Eine glänzende, silberne Stele. Darauf eingraviert: Das Logo eines Fußballvereins.

Dieses Denkmal wurde für einen Friedhof entworfen, als letzter Wunsch eines krebskranken Jungen. Er liebte seinen Heimatverein. Aber die kirchliche Friedhofsleitung legte in Veto ein, forderte christliche Symbolik auf der Ruhestätte – und löste so herbe Proteste aus. Erst ein Kompromiss konnte die Wogen glätten: Nun befindet sich auf dem Grab ein unauffälliger Hinweis auf den Ballsport.

Als ich davon las, war ich verwirrt: Wie kann die Kirche zwar Toleranz predigen, aber ein harmloses Fußballemblem auf einem Grabstein verbieten?

Dann stolperte ich über die Wortwahl in all den Berichten. Der Verstorbene wurde unentwegt auf seine Liebe zum Fußball reduziert.

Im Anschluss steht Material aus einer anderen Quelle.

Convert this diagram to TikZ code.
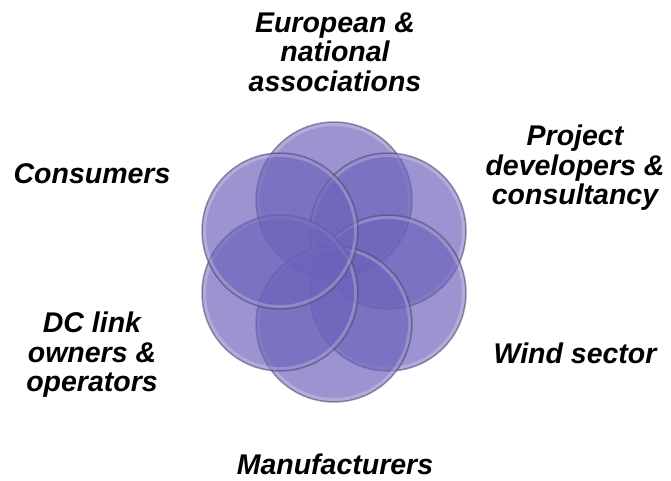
\documentclass[tikz,border=0pt]{standalone}
\usepackage{fontspec}
\setmainfont{Liberation Sans}
\begin{document}
\begin{tikzpicture}[x=1pt,y=-1pt,
  petal/.style={fill=petalfill,fill opacity=0.68,draw=petalrim,draw opacity=0.55,line width=1.5pt},
  gloss/.style={draw=white,draw opacity=0.22,line width=3pt},
  label/.style={align=center,font=\fontsize{28.5}{29.5}\selectfont\bfseries\itshape,inner sep=0pt}]
\definecolor{petalfill}{RGB}{108,98,186}
\definecolor{petalrim}{RGB}{84,78,112}
\useasboundingbox (0,0) rectangle (671,481);
% six overlapping circles on a ring around the centre (334,262)
\coordinate (top) at (334,200);
\coordinate (ur) at (388,231);
\coordinate (lr) at (388,293);
\coordinate (bot) at (334,324);
\coordinate (ll) at (280,293);
\coordinate (ul) at (280,231);
\foreach \n in {top,ur,lr,bot,ll,ul}{
  \draw[petal] (\n) circle[radius=78];
  \draw[gloss] (\n) circle[radius=75.5];
}
% stakeholder labels
\node[label,anchor=north] (eur) at (335,12.5) {European \&\\national\\associations};
\node[label,anchor=base] (cons) at (92,183) {Consumers};
\node[label,anchor=north] (proj) at (575,125) {Project\\developers \&\\consultancy};
\node[label,anchor=base] (wind) at (575,363) {Wind sector};
\node[label,anchor=north] (dc) at (92,312) {DC link\\owners \&\\operators};
\node[label,anchor=base] (man) at (335,474) {Manufacturers};
\end{tikzpicture}
\end{document}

Ein Mensch, der wie jeder andere viele Interessen hatte und ganz verschiedene Charakterzüge, war plötzlich bloß „der verstorbene Fußballjunge“. Vielleicht hat die Friedhofsleitung doch richtig reagiert?

Denn wie sähe es aus, wenn wir alle nach unserem Tod derart reduziert würden? Bekäme ich als Filmfan einen Eimer Popcorn aus Granit spendiert? Und mein Kumpel Christof einen Grabstein in Form eines iPads? Bekommt Elena dann meterhohe High-Heels aus Marmor? Ein Friedhof wäre nur noch eine Ansammlung von Stereotypen.

Daraus ziehe ich den Schluss: „Vor dem Tod sind alle gleich“ - es klingt oft wie eine Drohung, ist aber ein Segen.